Coping with Forgetting You

Billy Crystal is coming out with a new movie with Tiffany Haddish called “Here Today” about dementia stealing his memories away. I watched a trailer where he is sitting at this desk and the character played by Ms. Haddish looks at a corkboard covered in photos of people with names under the photos. She says “who are they?” He says solemnly , “my family.”

It struck me that I am incredibly lucky that Dad still remembers me. For some reason, he has forgotten a lot of people, but not his family. We are the lucky ones who have never had to endure being forgotten by a parent. I have met so many people who have told me their loved one no longer recognizes them and it’s agonizing. They wear the pain on their faces. How could their parent forget them they wonder. It’s beyond comprehension.
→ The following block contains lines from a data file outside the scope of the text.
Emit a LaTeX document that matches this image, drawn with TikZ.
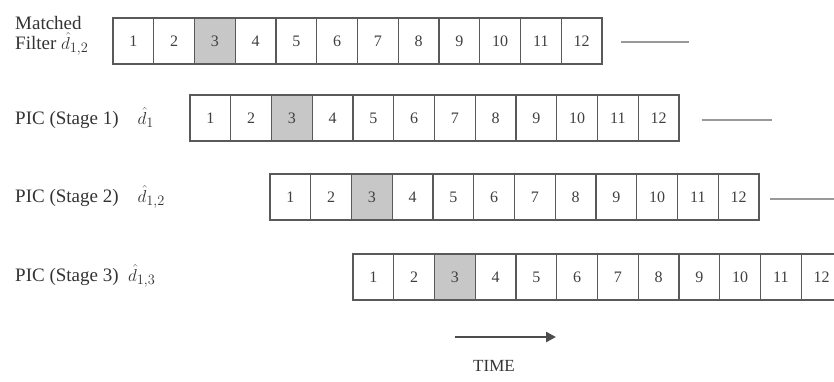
\documentclass[tikz,border=0pt]{standalone}
\usepackage{fontspec}
\setmainfont{Liberation Serif}
\usetikzlibrary{arrows.meta}
\definecolor{edge}{gray}{0.35}
\definecolor{shade}{gray}{0.78}
\begin{document}
\begin{tikzpicture}[x=1pt,y=-1pt,
  cell/.style={draw=edge,line width=1.4pt,minimum width=40.75pt,minimum height=46pt,inner sep=0pt,font=\fontsize{16}{16}\selectfont,text=black!75},
  hicell/.style={cell,fill=shade},
  lbl/.style={anchor=west,inner sep=0pt,font=\fontsize{19}{21}\selectfont,text=black!80,align=left},
  tail/.style={draw=black!40,line width=1.3pt},
  timearrow/.style={draw=black!70,line width=2.4pt,-{Triangle[length=10pt,width=10pt]}}]
\clip (0,0) rectangle (834,381);
\fill[white] (0,0) rectangle (834,381);
\foreach \r/\x/\y in {1/113/41,2/190/118,3/270/197,4/353/277}{
  \foreach \i in {1,...,12}{
    \ifnum\i=3
      \node[hicell] (c\r-\i) at ({\x+(\i-0.5)*40.75},\y) {\i};
    \else
      \node[cell] (c\r-\i) at ({\x+(\i-0.5)*40.75},\y) {\i};
    \fi
  }
}
\node[lbl] (l1a) at (15,23) {Matched};
\node[lbl] (l1b) at (15,44) {Filter $\hat{d}_{1,2}$};
\node[lbl] (l2) at (15,118) {PIC (Stage 1)\quad$\hat{d}_{1}$};
\node[lbl] (l3) at (15,197) {PIC (Stage 2)\quad$\hat{d}_{1,2}$};
\node[lbl] (l4) at (15,276) {PIC (Stage 3)\enspace$\hat{d}_{1,3}$};
\coordinate (e1) at ([xshift=86pt,yshift=-1pt]c1-12.east);
\coordinate (e2) at ([xshift=92pt,yshift=-2pt]c2-12.east);
\coordinate (e3) at ([xshift=80pt,yshift=-2pt]c3-12.east);
\draw[tail] ([xshift=18pt,yshift=-1pt]c1-12.east) -- (e1);
\draw[tail] ([xshift=22pt,yshift=-2pt]c2-12.east) -- (e2);
\draw[tail] ([xshift=10pt,yshift=-2pt]c3-12.east) -- (e3);
\coordinate (ta) at (455,337);
\coordinate (tb) at (556,337);
\draw[timearrow] (ta) -- (tb);
\node[font=\fontsize{17}{17}\selectfont,text=black!80] (time) at (494,366) {TIME};
\end{tikzpicture}
\end{document}
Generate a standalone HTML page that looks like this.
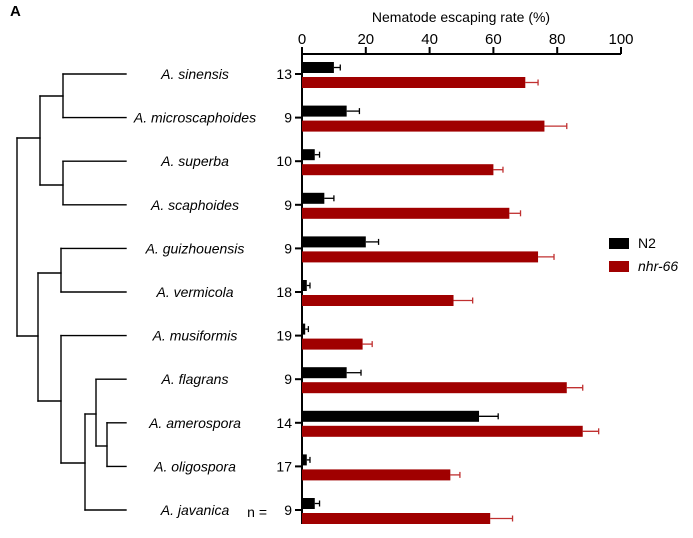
<!DOCTYPE html><html><head><meta charset="utf-8"><style>body{margin:0;background:#fff}svg{font-family:"Liberation Sans",sans-serif}</style></head><body>
<svg id="c" width="693" height="533"></svg>
<script>
const species=["A. sinensis","A. microscaphoides","A. superba","A. scaphoides","A. guizhouensis","A. vermicola","A. musiformis","A. flagrans","A. amerospora","A. oligospora","A. javanica"];
const nCounts=[13,9,10,9,9,18,19,9,14,17,9];
const n2Values=[10,14,4,7,20,1.5,1,14,55.5,1.5,4];
const n2Errors=[2,4,1.5,3,4,1,1,4.5,6,1,1.5];
const nhrValues=[70,76,60,65,74,47.5,19,83,88,46.5,59];
const nhrErrors=[4,7,3,3.5,5,6,3,5,5,3,7];
const xTicks=[0,20,40,60,80,100];
const svg=document.getElementById('c');const NS='http://www.w3.org/2000/svg';
function el(t,a,txt){const e=document.createElementNS(NS,t);for(const k in a)e.setAttribute(k,a[k]);if(txt!==undefined)e.textContent=txt;svg.appendChild(e);return e;}
const x=v=>302+v*3.19;const y=i=>74+i*43.6;
let e=el('text',{x:10,y:16,'font-weight':'bold','font-size':15},'A');
e=el('text',{x:461,y:22,'font-size':14,'text-anchor':'middle'},'Nematode escaping rate (%)');
e=el('line',{x1:x(0),x2:x(100),y1:54,y2:54,stroke:'#000','stroke-width':2});
e=el('line',{x1:x(0),x2:x(0),y1:53,y2:y(10)+14,stroke:'#000','stroke-width':2});
xTicks.forEach(t=>{let l=el('line',{x1:x(t),x2:x(t),y1:47,y2:54,stroke:'#000','stroke-width':2});
let tx=el('text',{x:x(t),y:44,'font-size':15,'text-anchor':'middle'},t);});
species.forEach((s,i)=>{const c=y(i);
let t=el('text',{x:195,y:c+5,'font-size':14,'font-style':'italic','text-anchor':'middle'},s);
t=el('text',{x:292,y:c+5,'font-size':14,'text-anchor':'end'},nCounts[i]);
let tk=el('line',{x1:295,x2:302,y1:c,y2:c,stroke:'#000','stroke-width':2});
const rows=[[n2Values[i],n2Errors[i],c-12,'#000','n2'],[nhrValues[i],nhrErrors[i],c+3,'#a00000','nhr66']];
rows.forEach(([v,er,top,col,nm])=>{const cy=top+5.5;
let ln=el('line',{x1:x(v),x2:x(v+er),y1:cy,y2:cy,stroke:col==='#000'?'#000':'#c03030','stroke-width':1.3});
ln=el('line',{x1:x(v+er),x2:x(v+er),y1:cy-3,y2:cy+3,stroke:col==='#000'?'#000':'#c03030','stroke-width':1.3});
let r=el('rect',{x:x(0),y:top,width:x(v)-x(0),height:11,fill:col});});});
e=el('text',{x:267,y:y(10)+7,'font-size':14,'text-anchor':'end'},'n =');
// tree
const L=126;
const segs=[[63,y(0),L,y(0)],[63,y(1),L,y(1)],[63,y(0),63,y(1)],[63,y(2),L,y(2)],[63,y(3),L,y(3)],[63,y(2),63,y(3)],
[40,96,63,96],[40,185,63,185],[40,96,40,185],[17,138,40,138],[17,336,38,336],[17,138,17,336],
[61,y(4),L,y(4)],[61,y(5),L,y(5)],[61,y(4),61,y(5)],[38,273,61,273],[38,401,61,401],[38,273,38,401],
[61,y(6),L,y(6)],[61,y(6),61,463],[61,463,85,463],[85,414,85,y(10)],[85,y(10),L,y(10)],[85,414,96,414],
[96,y(7),L,y(7)],[96,y(7),96,446],[96,446,107,446],[107,y(8),107,y(9)],[107,y(8),L,y(8)],[107,y(9),L,y(9)]];
segs.forEach(s=>{let l=el('line',{x1:s[0],y1:s[1],x2:s[2],y2:s[3],stroke:'#000','stroke-width':1.4,'stroke-linecap':'square'});});
// legend
e=el('rect',{x:609,y:238,width:20,height:11,fill:'#000'});
e=el('text',{x:638,y:248,'font-size':14},'N2');
e=el('rect',{x:609,y:261,width:20,height:11,fill:'#a00000'});
e=el('text',{x:638,y:271,'font-size':14,'font-style':'italic'},'nhr-66');
</script></body></html>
One family created a photo album for their loved one with photos of family members with their names under them. Others hung pictures on the walls and labeled the people in the photo. I even heard of one family that created name tags to wear that had their name, a phot of them when they were younger and their relationship on them like “Sue, your daughter.” One family went so far as to compile pictures of the family as young children and then a photo labeled with their name and age now in hopes that would spark a memory. These are all wonderful ways to help your loved one remember those who love them. What to do when these things aren’t enough or just don’t work?

Many experts say roll with it and I agree. If the person with dementia forgets you or thinks you are someone else, go with it. Create a moment of joy for your loved one. I had one woman tell me that she did just that. Her mother was talking to her and she realized that she thought she was her mother’s sister, not her daughter. Time and place didn’t matter that day and her mother thought it was the 1950’s and her sister had come for a visit (they did share similar features.) She went with it and had a delightful visit with her mom. She did not make her mom feel embarrassed or confused by telling her that she was not her aunt and it was 2017 and she was her daughter. She had a joyful encounter with her mom. She told me she felt bad pretending to be her aunt who had passed away three years before. I told her that she had created a safe place for her mother to just be herself and not be corrected or embarrassed. It’s another perspective to consider. Maybe next time her mother would recognize her and I gave her some tips like the photo books and nametags to try. I said she felt better after we talked, but I knew it was not going to be easy as her mom went in and out of recognizing her.

Creating moments of joy and feelings of love and safety are gifts we can give our parents with dementia. Arguing, correcting, asking “don’t you remember?” only make them feel insecure, confused and sad. Cherish the days they remember you and when they don’t, just cherish the time together. Love is something that can be felt and giving them your love no matter who they might think you are that day is a comforting and uplifting gift. Trust me, it is harder on them to have dementia than it is on you to just play along. Enjoy the moments and ride the waves of recognition. It’s not about you.